A receipt is a written document by which the payee confirms the receipt of a sum of money. It serves as proof of payment in everyday situations and in accounting, particularly for cash payments. Unlike an invoice, a receipt typically documents only the payment made, not the delivery of goods or the provision of a service within the meaning of Section 14 of the German VAT Act (UStG).
Contents and formal requirements of a receipt
There is no single legally prescribed standard form for a valid receipt as there is for an invoice under Section 14 of the UStG; nevertheless, certain details should always be included so that the receipt is recognised as an accounting document:
- Issuer: Name and, if applicable, address of the person or company issuing the receipt.
- Recipient: Name of the paying customer, if required (e.g. for larger amounts or for allocation).
- Amount: Payment amount in euros, ideally shown both numerically and in words.
- Date: Date of payment.
- Reason for payment: Short description of the service or business transaction (e.g. “computer repair”).
- Signature: Confirmation by the recipient of the payment or by the issuer.
Tip: For accounting and later proof to the tax office it is sensible to ensure completeness and legibility and, if applicable, to note invoice numbers or the period in which the service was provided.

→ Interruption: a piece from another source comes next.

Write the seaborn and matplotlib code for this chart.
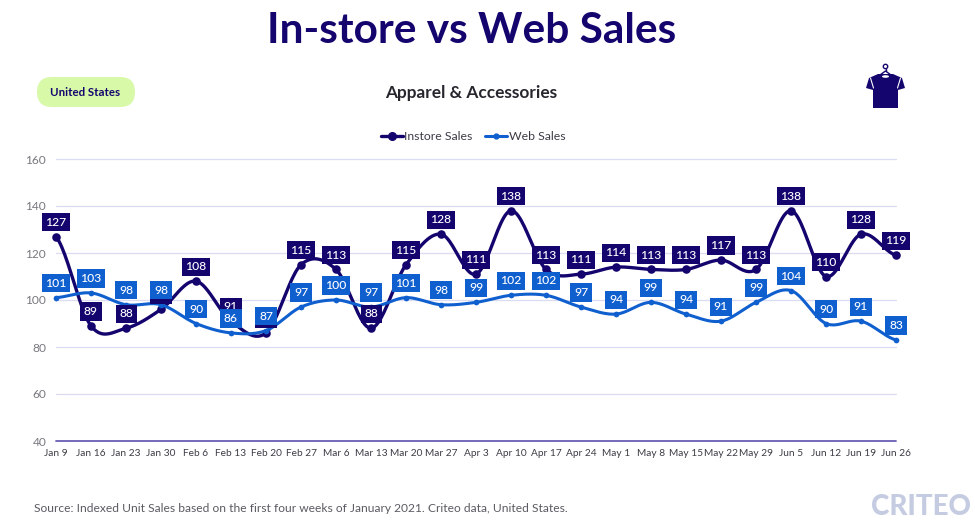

Practical cases and accounting treatment
In daily practice freelancers and small businesses encounter receipts mainly for cash payments or expense reimbursements. For correct posting the following points apply:
Receipt as an accounting document
- Receipts are admissible documents for business expenses and must be recorded in the accounting records.
- For the income surplus calculation (EÜR) the receipt serves as evidence for deductible expenses.
- For documentation purposes receipts should be filed chronologically and with a reference to the account posting.
Input VAT deduction and the distinction to an invoice
Important is the distinction regarding input VAT: to deduct VAT you need a proper invoice in accordance with Section 14 of the UStG. a simple receipt is not sufficient for this. If VAT is shown on a receipt, this is legally problematic because only invoices establish the entitlement to input VAT.
Practical examples
Concrete use cases illustrate the usefulness and limits of the receipt:
- Cash payment to a tradesperson: You pay €120 in cash for a minor repair. The tradesperson issues a receipt showing amount, date, description of the service and signature. You file this receipt as a business expense. Input VAT can only be claimed if you additionally receive a formal invoice.
- Reimbursement of expenses by a client: A freelancer is reimbursed by a client for cash outlays. The receipts for the expenses serve as proof to the client and as the basis for reimbursement and for the freelancer’s own bookkeeping.
- Small-amount rule: For amounts up to €250 (net) a simple voucher is sufficient; nevertheless a complete receipt is recommended to avoid later queries.
Retention obligations and legal notes
Receipts are subject to tax retention obligations. Under Section 147 of the Fiscal Code (AO §147) and supplementary case law business documents, which include receipts, generally must be retained for ten years if they are relevant to accounting. For received and sent business letters a six-year period usually applies; for posting documents the ten-year period is decisive.
Also observe the GoBD: receipts created or stored electronically or scanned must be archived in a tamper-proof manner. Cash register receipts must also be posted daily as part of cash register record-keeping and handled with particular care for cash transactions.
Practical checklist:
- Number receipts immediately or assign a booking reference.
- Always request a receipt for cash payments, even for small amounts.
- Keep receipts legible or scan and store them in a GoBD-compliant, audit-proof manner.
- If VAT is shown, request a correct invoice in addition if you intend to claim input VAT.
Clean document management with complete receipts greatly simplifies accounting, reduces audit risks with the tax office and ensures transparency in your business processes.